The Trooping the Colour booing is tearing across social media and depending on who you ask, a clip from Saturday either captured a royal humiliation or a wildly misleading edit.
The video, which has racked up more than nine million views, shows Kate Middleton riding in a carriage with her three children, Prince George, Princess Charlotte, and Prince Louis, as boos can be heard somewhere in the crowd. The post pushing it claimed the Princess of Wales looked “angry,” the kids looked “uncomfortable and confused,” and that the family was being booed “if looks could kill.”
But the version going viral leaves out almost everything that matters about what actually happened in London yesterday.
What The Trooping The Colour Booing Was Actually About
The boos were real, but they didn’t come from a turning crowd. According to several UK outlets, including The Express and The Standard, a small group of anti-monarchy protesters booed during parts of the procession, and the loudest reporting centered on King Charles and Queen Camilla, not Kate and her children.
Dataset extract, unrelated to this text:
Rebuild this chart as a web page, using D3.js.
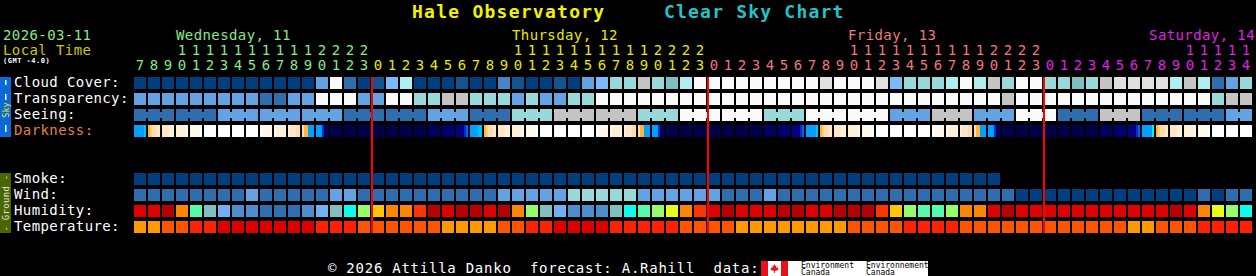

The protest also wasn’t about the Wales family. Many demonstrators, organized in part by the anti-monarchy group Republic, were focused on Prince Andrew and the Epstein scandal, carrying signs referencing Andrew and placards demanding answers about what the palace knew. “Not My King” signs were spotted throughout. In other words, this was a pointed political demonstration aimed at the institution, one that happened to be audible as the carriages rolled past.
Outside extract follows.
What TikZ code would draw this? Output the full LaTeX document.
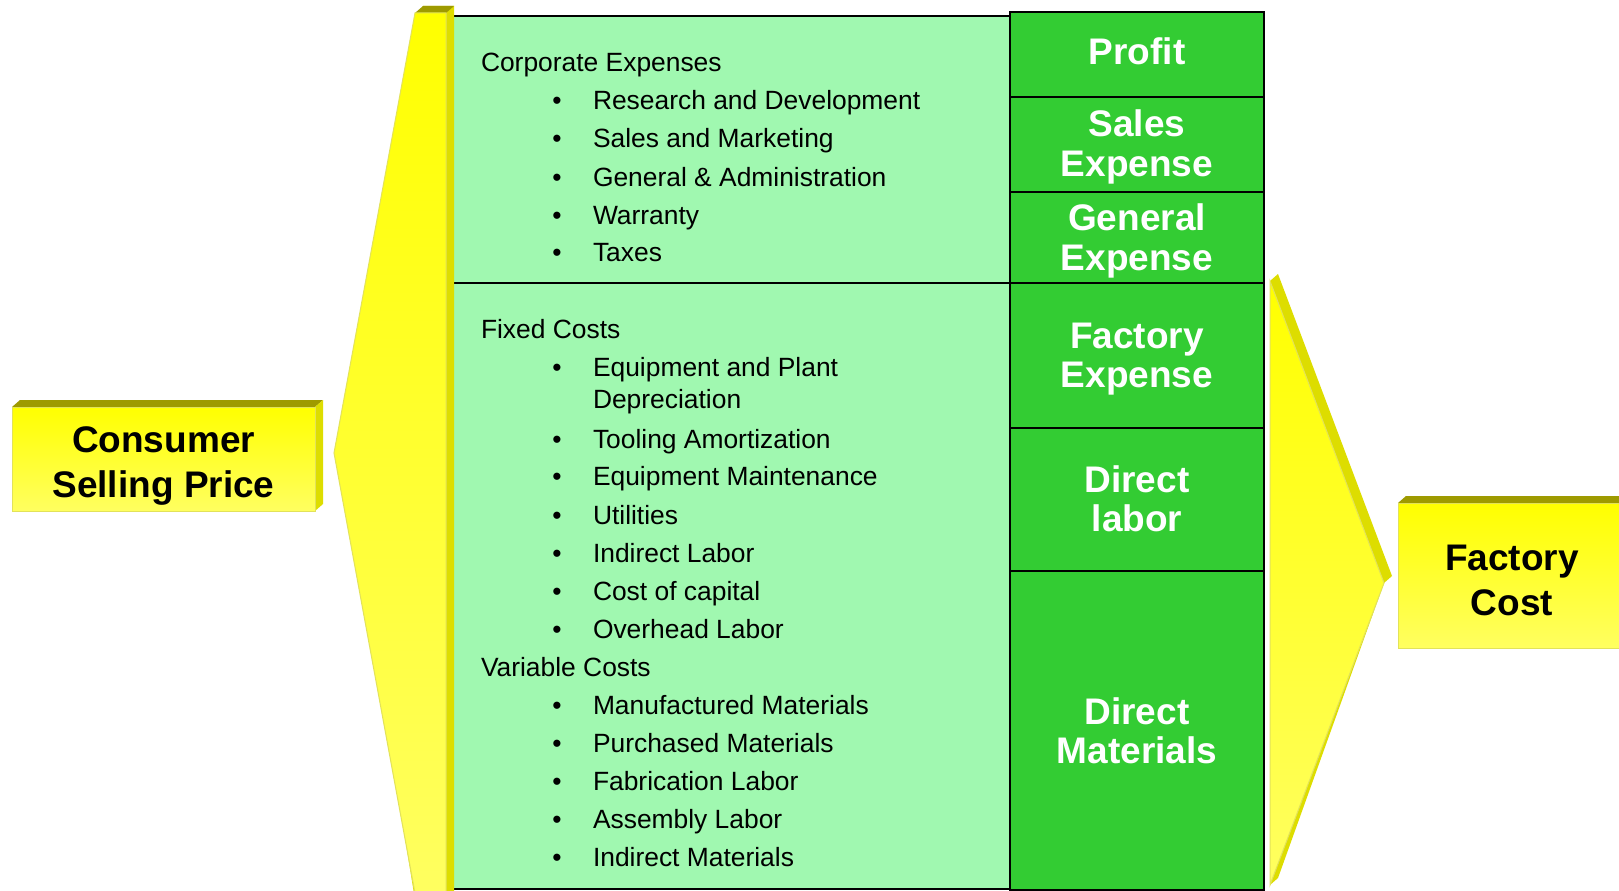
\documentclass[tikz,border=0pt]{standalone}
\usepackage{fontspec}
\setmainfont{Liberation Sans}
\definecolor{lgreen}{HTML}{A0F8B0}
\definecolor{dgreen}{HTML}{33CC33}
\definecolor{yelA}{HTML}{FFFF00}
\definecolor{yelB}{HTML}{FFFF60}
\definecolor{olivetop}{HTML}{9E9A00}
\definecolor{sidey}{HTML}{DDDD00}
\definecolor{edgey}{HTML}{E2E25A}
\tikzset{
  txt/.style={anchor=base west, inner sep=0pt, outer sep=0pt, font=\fontsize{26.4}{32}\selectfont},
  bul/.style={anchor=base, inner sep=0pt, outer sep=0pt, font=\fontsize{26.4}{32}\selectfont},
  lab/.style={anchor=base, inner sep=0pt, outer sep=0pt, text=white, font=\fontsize{37}{39.5}\selectfont\bfseries},
  ylab/.style={anchor=base, inner sep=0pt, outer sep=0pt, text=black, font=\fontsize{37}{45}\selectfont\bfseries},
  cell/.style={draw=black, line width=2.8pt, fill=dgreen, minimum width=254pt, inner sep=0pt, outer sep=0pt},
  frontface/.style={top color=yelA, bottom color=yelB, draw=edgey, line width=1pt},
  topface/.style={fill=olivetop},
  sideface/.style={fill=sidey},
  rule/.style={line width=2.8pt, draw=black},
}
\begin{document}
\begin{tikzpicture}[x=1pt,y=-1pt]
\useasboundingbox (0,0) rectangle (1619,891);
\clip (0,0) rectangle (1619,891);
\fill[white] (0,0) rectangle (1619,891);

% light green panel
\fill[lgreen] (453,16) rectangle (1010,889);
\coordinate (tl) at (453,16);
\coordinate (tr) at (1010,16);
\coordinate (ml) at (450,283);
\coordinate (mr) at (1010,283);
\coordinate (bl) at (450,889);
\coordinate (br) at (1010,889);
\draw[rule] (tl) -- (tr);
\draw[rule] (ml) -- (mr);
\draw[rule] (bl) -- (br);

% right column cells
\node[cell, minimum height=85pt]  (cprofit)  at (1137,54.5) {};
\node[cell, minimum height=95pt]  (csales)   at (1137,144.5) {};
\node[cell, minimum height=91pt]  (cgeneral) at (1137,237.5) {};
\node[cell, minimum height=145pt] (cfactory) at (1137,355.5) {};
\node[cell, minimum height=143pt] (clabor)   at (1137,499.5) {};
\node[cell, minimum height=319pt] (cmat)     at (1137,730.5) {};

\node[lab] (lprofit) at (1137,64.5) {Profit};
\node[lab] (lsales) at (1137,136.5) {\begin{tabular}[t]{@{}c@{}}Sales\\Expense\end{tabular}};
\node[lab] (lgeneral) at (1137,230.5) {\begin{tabular}[t]{@{}c@{}}General\\Expense\end{tabular}};
\node[lab] (lfactory) at (1137,348) {\begin{tabular}[t]{@{}c@{}}Factory\\Expense\end{tabular}};
\node[lab] (llabor) at (1137,492) {\begin{tabular}[t]{@{}c@{}}Direct\\labor\end{tabular}};
\node[lab] (lmat) at (1137,724) {\begin{tabular}[t]{@{}c@{}}Direct\\Materials\end{tabular}};

% left brace
\path[sideface] (423,6) -- (454,6) -- (454,900) -- (415,900) -- (342,446) -- cycle;
\path[topface] (415,13) -- (423,6) -- (454,6) -- (446,13) -- cycle;
\path[frontface] (415,13) -- (446,13) -- (446,893) -- (415,893) -- (334,453) -- cycle;

% right brace
\path[sideface] (1270,281) -- (1278,274) -- (1392,576) -- (1384,583) -- (1278,878) -- (1270,885) -- cycle;
\path[frontface] (1270,281) -- (1384,583) -- (1270,885) -- cycle;

% consumer selling price box
\path[topface] (12,407) -- (20,400) -- (323,400) -- (315,407) -- cycle;
\path[sideface] (315,407) -- (323,400) -- (323,504) -- (315,511) -- cycle;
\path[frontface] (12,407) rectangle (315,511);
\node[ylab] (consumer) at (163.5,452.5) {\begin{tabular}[t]{@{}c@{}}Consumer\\Selling Price\end{tabular}};

% factory cost box
\path[topface] (1398,503) -- (1406,496) -- (1650,496) -- (1642,503) -- cycle;
\path[frontface] (1398,503) rectangle (1650,648);
\node[ylab] (factorycost) at (1512,570.5) {\begin{tabular}[t]{@{}c@{}}Factory\\Cost\end{tabular}};

% corporate expenses
\node[txt] (hcorp) at (481,71) {Corporate Expenses};
\foreach \y/\t/\n in {109/Research and Development/a, 147.5/Sales and Marketing/b, 186/General \& Administration/c, 224/Warranty/d, 261/Taxes/e}{
  \node[bul] (bc\n) at (557,\y) {•};
  \node[txt] (ic\n) at (593,\y) {\t};
}

% fixed costs
\node[txt] (hfixed) at (481,338) {Fixed Costs};
\node[bul] (bfa) at (557,376) {•};
\node[txt] (ifa) at (593,376) {\begin{tabular}[t]{@{}l@{}}Equipment and Plant\\Depreciation\end{tabular}};
\foreach \y/\t/\n in {448/Tooling Amortization/b, 485/Equipment Maintenance/c, 524/Utilities/d, 562/Indirect Labor/e, 600/Cost of capital/f, 638/Overhead Labor/g}{
  \node[bul] (bf\n) at (557,\y) {•};
  \node[txt] (if\n) at (593,\y) {\t};
}

% variable costs
\node[txt] (hvar) at (481,676) {Variable Costs};
\foreach \y/\t/\n in {714/Manufactured Materials/a, 752/Purchased Materials/b, 790/Fabrication Labor/c, 828/Assembly Labor/d, 866/Indirect Materials/e}{
  \node[bul] (bv\n) at (557,\y) {•};
  \node[txt] (iv\n) at (593,\y) {\t};
}
\end{tikzpicture}
\end{document}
The Part The Viral Clip Skips
Plenty of people who watched the full broadcast pushed back hard on the “booed family” framing. Royal supporters argued the boos came from a small minority and were drowned out by the broad cheers that filled the route, where thousands of fans turned out to wave the family on, the same crowd that warmly received Kate’s quiet tribute to Princess Diana the same day. Much of the chatter around the Trooping the Colour booing, they noted, came from accounts already critical of the royals. One widely shared response went further, claiming the circulating clip had been altered: “This didn’t happen.“
There’s also the uncomfortable fact at the center of it all that three children, who didn’t choose any of this, keep landing in the middle of a very public political fight. Whatever anyone thinks of the monarchy, reading “anger” into a parent’s face and “humiliation” into kids waving from a carriage is a stretch the footage can’t actually prove.
For now, what’s verifiable is narrow is that protesters booed, the demonstration was largely about Andrew, and the Trooping the Colour booing was spun into a viral story about a family being jeered. The rest is interpretation, and a lot of it is being disputed.